Atau.. gue terselamatkan dari berbagai penyakit kejiwaan justru karena gue terlahir di masa lampau? Globalisasi akan semakin berkembang, dan anak macam gue akan tertinggal dari angkatan gue yang lain, yang diberi susu AHA DHA, belajar di sekolah internasional dan diberi baby massage.
Tentu saja jawaban dari pertanyaan gue ini baru akan terjawab 20 tahun lagi. Dan ibu macam apa yang berani menguji coba teori gue pada anak sendiri. Yang jelas gue bisa pastikan dampaknya, ibu dari anak yang tidak mengikuti ‘trend mendidik anak’ bakal dikucilkan dari pergaulannya. Dipandang rendah dan tega untuk menaroh anaknya di di SD negeri, dengan risiko nanti anaknya jadi bodo dan ga bisa kerja.

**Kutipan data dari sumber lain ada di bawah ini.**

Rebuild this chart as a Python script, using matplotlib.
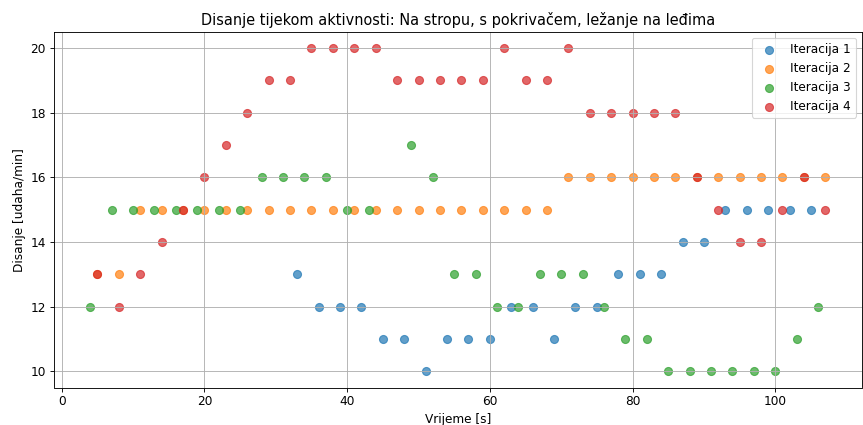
import matplotlib.pyplot as plt

# vrijeme [s] i disanje [udaha/min] po iteracijama
t1 = [33, 36, 39, 42, 45, 48, 51, 54, 57, 60, 63, 66, 69, 72, 75, 78, 81, 84, 87, 90, 93, 96, 99, 102, 105]
d1 = [13, 12, 12, 12, 11, 11, 10, 11, 11, 11, 12, 12, 11, 12, 12, 13, 13, 13, 14, 14, 15, 15, 15, 15, 15]

t2 = list(range(5, 108, 3))
d2 = [13, 13] + [15] * 20 + [16] * 13

t3 = [4, 7, 10, 13, 16, 19, 22, 25, 28, 31, 34, 37, 40, 43,
      49, 52, 55, 58, 61, 64, 67, 70, 73, 76, 79, 82, 85, 88, 91, 94, 97, 100, 103, 106]
d3 = [12, 15, 15, 15, 15, 15, 15, 15, 16, 16, 16, 16, 15, 15,
      17, 16, 13, 13, 12, 12, 13, 13, 13, 12, 11, 11, 10, 10, 10, 10, 10, 10, 11, 12]

t4 = list(range(5, 108, 3))
d4 = [13, 12, 13, 14, 15, 16, 17, 18, 19, 19, 20, 20, 20, 20, 19, 19, 19, 19, 19, 20,
      19, 19, 20, 18, 18, 18, 18, 18, 16, 15, 14, 14, 15, 16, 15]

labels = ['Iteracija 1', 'Iteracija 2', 'Iteracija 3', 'Iteracija 4']

plt.rcParams['font.size'] = 10.9
plt.rcParams['axes.titlesize'] = 13.1

fig = plt.figure(figsize=(863 / 80, 425 / 80), dpi=80)
ax = fig.add_axes([53.5 / 863, 1 - 387.5 / 425, (862 - 53.5) / 863, (387.5 - 32) / 425])

for t, d, lab in zip([t1, t2, t3, t4], [d1, d2, d3, d4], labels):
    ax.scatter(t, d, s=52, alpha=0.7, label=lab)

ax.set_title('Disanje tijekom aktivnosti: Na stropu, s pokrivačem, ležanje na leđima')
ax.set_xlabel('Vrijeme [s]')
ax.set_ylabel('Disanje [udaha/min]')
ax.grid(True)
ax.legend(loc='upper right')

fig.savefig('out.png', dpi=80)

Seperti yang gue lihat pada pesta ulang tahun Cillia, yang paling jelas menikmati acara adalah sang orang tua dan teman-temannya. Cillia nampaknya masih terlalu kecil untuk menghargai kemewahan yang membanjirinya. Tetangga Cillia bakal memilih pindah rumah daripada mengadakan acara ulang tahun ketujuh yang kalah mewahnya.
Kata orang, baby is the new fashion. Keren punya anak, apalagi kalau bisa didandani dan dipamerkan. Jangan-jangan cara mendidik yang ‘modern’, pendidikan yang ‘sudah diimprovisasi’ dan jenis gizi ‘formula baru’ juga termasuk trend yang perlu diikuti orang tua si anak. Buntutnya ada korban mode, yang setengah mati mengikuti aturan tren saat dompet tak memadai.
Tentu saja di dalam keyakinan gue, tidak ada ibu yang tidak ingin yang terbaik untuk anaknya. Apalagi hanya sekadar untuk bergaya. Eh, tapi menjadikan anak up-to-date mengikuti perkembangan mode itu juga demi kebaikan anak, loh!